LISTING:
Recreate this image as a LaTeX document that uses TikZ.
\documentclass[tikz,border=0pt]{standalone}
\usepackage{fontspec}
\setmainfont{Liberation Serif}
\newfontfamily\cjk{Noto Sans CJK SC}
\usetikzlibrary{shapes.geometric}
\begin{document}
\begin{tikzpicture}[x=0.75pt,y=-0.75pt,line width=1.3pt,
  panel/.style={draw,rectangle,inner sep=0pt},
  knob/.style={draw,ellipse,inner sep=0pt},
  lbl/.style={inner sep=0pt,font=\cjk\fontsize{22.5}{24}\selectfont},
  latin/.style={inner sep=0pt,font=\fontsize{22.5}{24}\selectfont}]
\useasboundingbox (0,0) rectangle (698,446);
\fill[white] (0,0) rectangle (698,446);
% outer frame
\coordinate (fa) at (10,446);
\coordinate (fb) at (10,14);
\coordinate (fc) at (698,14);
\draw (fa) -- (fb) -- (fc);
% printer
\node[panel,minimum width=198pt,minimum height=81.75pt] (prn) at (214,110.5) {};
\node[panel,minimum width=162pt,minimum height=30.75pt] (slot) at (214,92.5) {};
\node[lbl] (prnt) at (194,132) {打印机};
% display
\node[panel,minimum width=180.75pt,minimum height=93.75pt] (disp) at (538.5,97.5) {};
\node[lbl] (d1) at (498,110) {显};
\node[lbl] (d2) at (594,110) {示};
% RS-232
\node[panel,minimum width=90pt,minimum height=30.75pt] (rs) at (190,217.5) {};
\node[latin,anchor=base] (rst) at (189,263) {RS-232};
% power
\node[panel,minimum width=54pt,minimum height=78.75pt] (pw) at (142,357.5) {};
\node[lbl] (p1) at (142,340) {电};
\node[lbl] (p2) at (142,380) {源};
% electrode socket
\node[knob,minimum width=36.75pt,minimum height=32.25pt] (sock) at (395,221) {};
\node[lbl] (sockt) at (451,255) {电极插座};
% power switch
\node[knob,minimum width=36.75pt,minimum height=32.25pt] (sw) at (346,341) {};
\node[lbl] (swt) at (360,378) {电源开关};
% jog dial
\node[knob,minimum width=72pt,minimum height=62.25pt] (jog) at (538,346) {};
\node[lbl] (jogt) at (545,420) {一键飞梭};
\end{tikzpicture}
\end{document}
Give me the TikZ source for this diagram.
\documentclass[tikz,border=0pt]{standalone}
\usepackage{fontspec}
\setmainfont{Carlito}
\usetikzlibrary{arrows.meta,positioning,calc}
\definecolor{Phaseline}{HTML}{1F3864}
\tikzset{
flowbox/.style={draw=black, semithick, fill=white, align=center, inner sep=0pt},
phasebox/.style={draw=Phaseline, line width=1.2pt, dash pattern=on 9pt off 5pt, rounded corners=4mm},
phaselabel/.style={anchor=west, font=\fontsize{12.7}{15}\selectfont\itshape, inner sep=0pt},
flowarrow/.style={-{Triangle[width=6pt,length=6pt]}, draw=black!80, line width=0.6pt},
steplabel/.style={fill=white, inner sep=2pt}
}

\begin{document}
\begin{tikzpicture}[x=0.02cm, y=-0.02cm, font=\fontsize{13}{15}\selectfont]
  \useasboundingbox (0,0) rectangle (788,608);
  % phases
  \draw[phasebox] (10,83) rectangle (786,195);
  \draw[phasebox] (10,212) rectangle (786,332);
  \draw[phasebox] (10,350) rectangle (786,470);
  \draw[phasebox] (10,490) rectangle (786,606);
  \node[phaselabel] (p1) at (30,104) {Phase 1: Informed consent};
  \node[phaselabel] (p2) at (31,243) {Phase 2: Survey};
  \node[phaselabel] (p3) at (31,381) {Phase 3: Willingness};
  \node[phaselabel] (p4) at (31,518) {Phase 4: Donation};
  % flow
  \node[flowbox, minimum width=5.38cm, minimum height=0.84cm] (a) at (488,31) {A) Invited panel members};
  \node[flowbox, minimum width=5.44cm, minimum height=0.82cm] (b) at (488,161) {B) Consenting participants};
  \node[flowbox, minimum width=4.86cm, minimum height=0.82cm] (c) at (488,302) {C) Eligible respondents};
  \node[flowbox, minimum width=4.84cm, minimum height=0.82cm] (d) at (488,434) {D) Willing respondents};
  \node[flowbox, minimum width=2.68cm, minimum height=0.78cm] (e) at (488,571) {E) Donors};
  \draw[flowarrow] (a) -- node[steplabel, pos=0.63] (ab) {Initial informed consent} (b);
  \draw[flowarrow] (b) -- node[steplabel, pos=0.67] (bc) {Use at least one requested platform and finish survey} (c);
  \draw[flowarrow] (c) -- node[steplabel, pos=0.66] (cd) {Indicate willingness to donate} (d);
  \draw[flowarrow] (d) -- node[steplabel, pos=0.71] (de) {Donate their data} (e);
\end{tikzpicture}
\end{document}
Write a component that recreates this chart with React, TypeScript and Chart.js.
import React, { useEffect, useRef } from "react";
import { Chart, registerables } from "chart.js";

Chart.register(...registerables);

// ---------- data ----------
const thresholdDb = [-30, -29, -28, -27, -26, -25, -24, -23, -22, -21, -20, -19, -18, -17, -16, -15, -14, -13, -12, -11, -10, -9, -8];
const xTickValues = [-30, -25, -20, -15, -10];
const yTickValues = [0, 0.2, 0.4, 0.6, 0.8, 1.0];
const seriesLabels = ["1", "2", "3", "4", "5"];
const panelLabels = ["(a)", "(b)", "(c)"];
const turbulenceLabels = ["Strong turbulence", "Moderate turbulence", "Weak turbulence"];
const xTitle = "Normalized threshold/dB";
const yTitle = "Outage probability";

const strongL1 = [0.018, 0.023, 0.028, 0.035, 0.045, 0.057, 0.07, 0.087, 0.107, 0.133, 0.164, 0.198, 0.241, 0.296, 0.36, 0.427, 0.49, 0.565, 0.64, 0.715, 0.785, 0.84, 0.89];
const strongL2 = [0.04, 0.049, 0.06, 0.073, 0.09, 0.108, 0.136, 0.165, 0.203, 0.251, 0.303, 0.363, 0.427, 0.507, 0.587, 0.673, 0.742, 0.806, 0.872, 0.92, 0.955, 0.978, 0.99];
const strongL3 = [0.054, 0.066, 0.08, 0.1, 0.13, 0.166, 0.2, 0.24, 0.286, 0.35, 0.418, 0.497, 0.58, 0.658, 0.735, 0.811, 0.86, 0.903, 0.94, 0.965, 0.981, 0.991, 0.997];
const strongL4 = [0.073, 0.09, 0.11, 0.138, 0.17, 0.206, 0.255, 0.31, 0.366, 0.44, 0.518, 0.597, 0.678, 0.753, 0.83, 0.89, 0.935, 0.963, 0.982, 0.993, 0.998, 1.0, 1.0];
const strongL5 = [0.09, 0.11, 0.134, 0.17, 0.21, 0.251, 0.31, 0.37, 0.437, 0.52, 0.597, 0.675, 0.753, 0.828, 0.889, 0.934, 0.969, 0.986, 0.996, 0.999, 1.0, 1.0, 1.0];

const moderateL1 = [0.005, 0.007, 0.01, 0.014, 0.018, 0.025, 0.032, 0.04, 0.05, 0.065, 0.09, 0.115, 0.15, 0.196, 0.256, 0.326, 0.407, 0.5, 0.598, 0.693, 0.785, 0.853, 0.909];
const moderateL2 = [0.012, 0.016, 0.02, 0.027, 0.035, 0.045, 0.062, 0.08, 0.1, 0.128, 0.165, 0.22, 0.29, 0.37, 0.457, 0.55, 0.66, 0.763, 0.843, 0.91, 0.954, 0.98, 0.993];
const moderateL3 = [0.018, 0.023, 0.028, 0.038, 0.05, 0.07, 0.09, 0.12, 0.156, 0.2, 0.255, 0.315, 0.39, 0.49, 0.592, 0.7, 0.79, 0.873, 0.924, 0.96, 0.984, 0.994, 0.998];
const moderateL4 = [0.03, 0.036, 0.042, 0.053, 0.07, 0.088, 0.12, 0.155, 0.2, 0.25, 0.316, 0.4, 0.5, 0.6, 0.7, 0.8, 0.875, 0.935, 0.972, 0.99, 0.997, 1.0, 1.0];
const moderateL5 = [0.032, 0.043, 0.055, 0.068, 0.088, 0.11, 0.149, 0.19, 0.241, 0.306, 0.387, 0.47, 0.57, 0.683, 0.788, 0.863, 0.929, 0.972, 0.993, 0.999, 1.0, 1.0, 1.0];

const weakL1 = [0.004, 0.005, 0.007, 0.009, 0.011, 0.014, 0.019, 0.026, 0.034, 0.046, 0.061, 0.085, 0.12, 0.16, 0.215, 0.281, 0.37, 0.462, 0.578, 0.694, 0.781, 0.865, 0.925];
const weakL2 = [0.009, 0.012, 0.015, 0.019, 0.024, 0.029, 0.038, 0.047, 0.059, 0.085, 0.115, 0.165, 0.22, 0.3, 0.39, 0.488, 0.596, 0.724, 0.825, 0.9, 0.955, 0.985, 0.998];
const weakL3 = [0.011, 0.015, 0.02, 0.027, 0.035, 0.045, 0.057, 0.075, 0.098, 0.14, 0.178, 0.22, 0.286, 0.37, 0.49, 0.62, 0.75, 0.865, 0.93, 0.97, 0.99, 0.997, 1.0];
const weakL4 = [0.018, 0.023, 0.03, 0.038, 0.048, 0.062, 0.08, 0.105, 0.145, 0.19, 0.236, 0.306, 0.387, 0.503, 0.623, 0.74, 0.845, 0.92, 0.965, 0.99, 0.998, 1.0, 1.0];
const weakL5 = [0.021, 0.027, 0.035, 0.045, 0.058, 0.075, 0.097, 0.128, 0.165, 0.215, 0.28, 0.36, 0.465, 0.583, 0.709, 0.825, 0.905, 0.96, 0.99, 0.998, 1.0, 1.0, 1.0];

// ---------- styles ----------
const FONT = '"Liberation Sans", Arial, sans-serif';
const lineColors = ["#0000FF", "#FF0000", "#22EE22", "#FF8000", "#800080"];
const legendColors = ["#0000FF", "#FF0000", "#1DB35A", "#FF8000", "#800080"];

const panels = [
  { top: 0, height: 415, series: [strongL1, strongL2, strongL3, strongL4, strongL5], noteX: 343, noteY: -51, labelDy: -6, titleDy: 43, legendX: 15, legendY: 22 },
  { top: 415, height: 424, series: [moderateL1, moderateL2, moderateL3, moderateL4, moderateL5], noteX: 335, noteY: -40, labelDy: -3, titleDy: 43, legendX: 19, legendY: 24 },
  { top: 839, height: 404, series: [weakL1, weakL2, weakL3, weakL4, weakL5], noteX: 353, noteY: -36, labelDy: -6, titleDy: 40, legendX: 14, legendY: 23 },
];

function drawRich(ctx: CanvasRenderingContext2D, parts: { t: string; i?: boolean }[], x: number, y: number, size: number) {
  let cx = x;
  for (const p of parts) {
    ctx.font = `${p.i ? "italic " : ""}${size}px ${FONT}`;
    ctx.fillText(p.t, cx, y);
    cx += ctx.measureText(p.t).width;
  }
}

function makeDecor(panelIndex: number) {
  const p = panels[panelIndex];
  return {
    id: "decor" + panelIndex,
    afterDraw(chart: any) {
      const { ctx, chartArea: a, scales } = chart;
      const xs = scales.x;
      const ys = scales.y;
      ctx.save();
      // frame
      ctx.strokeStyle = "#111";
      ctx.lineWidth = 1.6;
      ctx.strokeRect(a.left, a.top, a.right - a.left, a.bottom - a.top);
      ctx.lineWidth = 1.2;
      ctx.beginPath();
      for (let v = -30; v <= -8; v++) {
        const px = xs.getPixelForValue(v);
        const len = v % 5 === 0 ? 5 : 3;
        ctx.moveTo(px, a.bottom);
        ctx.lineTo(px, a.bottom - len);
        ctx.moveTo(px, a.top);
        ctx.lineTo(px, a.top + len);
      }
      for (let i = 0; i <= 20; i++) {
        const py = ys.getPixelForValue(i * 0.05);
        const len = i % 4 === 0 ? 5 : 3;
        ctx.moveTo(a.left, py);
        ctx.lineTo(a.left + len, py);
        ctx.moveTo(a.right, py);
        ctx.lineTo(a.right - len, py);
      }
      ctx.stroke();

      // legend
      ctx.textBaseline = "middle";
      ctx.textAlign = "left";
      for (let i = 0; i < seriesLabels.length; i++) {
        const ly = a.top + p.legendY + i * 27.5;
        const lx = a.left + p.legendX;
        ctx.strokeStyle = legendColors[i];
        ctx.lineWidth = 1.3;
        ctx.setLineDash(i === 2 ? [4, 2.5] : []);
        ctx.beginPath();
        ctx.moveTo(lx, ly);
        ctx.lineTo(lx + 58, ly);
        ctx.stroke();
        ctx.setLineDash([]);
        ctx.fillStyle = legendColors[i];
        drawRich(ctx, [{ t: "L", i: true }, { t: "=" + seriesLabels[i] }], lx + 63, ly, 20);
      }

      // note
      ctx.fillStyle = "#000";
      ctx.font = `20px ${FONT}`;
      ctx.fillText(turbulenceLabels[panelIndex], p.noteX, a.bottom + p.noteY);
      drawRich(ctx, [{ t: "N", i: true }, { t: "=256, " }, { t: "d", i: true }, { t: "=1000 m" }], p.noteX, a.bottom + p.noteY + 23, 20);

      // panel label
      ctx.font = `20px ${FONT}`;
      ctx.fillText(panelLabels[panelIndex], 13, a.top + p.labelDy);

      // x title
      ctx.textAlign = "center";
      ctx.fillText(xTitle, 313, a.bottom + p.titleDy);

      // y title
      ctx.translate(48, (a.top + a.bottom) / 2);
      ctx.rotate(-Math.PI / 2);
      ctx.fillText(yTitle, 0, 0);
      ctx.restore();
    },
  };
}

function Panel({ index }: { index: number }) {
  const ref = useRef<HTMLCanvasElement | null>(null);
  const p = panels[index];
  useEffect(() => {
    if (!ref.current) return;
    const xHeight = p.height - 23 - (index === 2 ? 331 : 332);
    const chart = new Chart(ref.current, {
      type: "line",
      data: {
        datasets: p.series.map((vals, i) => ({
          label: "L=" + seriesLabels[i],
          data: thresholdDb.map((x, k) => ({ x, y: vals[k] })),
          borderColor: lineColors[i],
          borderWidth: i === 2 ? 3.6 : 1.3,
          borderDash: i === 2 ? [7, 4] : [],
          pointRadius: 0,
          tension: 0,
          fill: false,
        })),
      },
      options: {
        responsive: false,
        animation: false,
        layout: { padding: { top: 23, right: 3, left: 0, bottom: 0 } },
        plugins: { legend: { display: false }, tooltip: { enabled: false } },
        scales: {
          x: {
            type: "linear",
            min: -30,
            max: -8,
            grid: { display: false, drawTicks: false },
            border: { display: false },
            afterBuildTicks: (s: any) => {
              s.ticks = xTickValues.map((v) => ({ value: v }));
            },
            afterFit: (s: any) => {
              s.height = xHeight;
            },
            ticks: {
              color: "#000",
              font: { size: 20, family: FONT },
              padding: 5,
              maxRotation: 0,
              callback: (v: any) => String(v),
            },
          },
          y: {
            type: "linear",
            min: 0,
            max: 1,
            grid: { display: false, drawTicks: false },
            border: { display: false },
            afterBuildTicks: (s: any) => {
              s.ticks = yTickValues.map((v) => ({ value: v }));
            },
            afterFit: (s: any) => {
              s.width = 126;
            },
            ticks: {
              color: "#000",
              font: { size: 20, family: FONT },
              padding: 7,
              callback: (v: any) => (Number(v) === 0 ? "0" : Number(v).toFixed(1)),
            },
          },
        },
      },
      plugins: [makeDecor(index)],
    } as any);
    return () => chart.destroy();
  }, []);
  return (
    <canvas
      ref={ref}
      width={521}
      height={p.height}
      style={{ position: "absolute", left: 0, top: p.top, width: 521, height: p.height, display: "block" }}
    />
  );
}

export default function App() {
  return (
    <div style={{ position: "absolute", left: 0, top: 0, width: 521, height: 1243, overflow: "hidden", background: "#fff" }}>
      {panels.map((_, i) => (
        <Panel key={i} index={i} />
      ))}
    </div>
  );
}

CHALLENGE: Starting at the line that contains "Write a component", repeat each line exactly, and stop after the line that contains "Chart.register(...registerables);".

RESPONSE BELOW:
Write a component that recreates this chart with React, TypeScript and Chart.js.
import React, { useEffect, useRef } from "react";
import { Chart, registerables } from "chart.js";

Chart.register(...registerables);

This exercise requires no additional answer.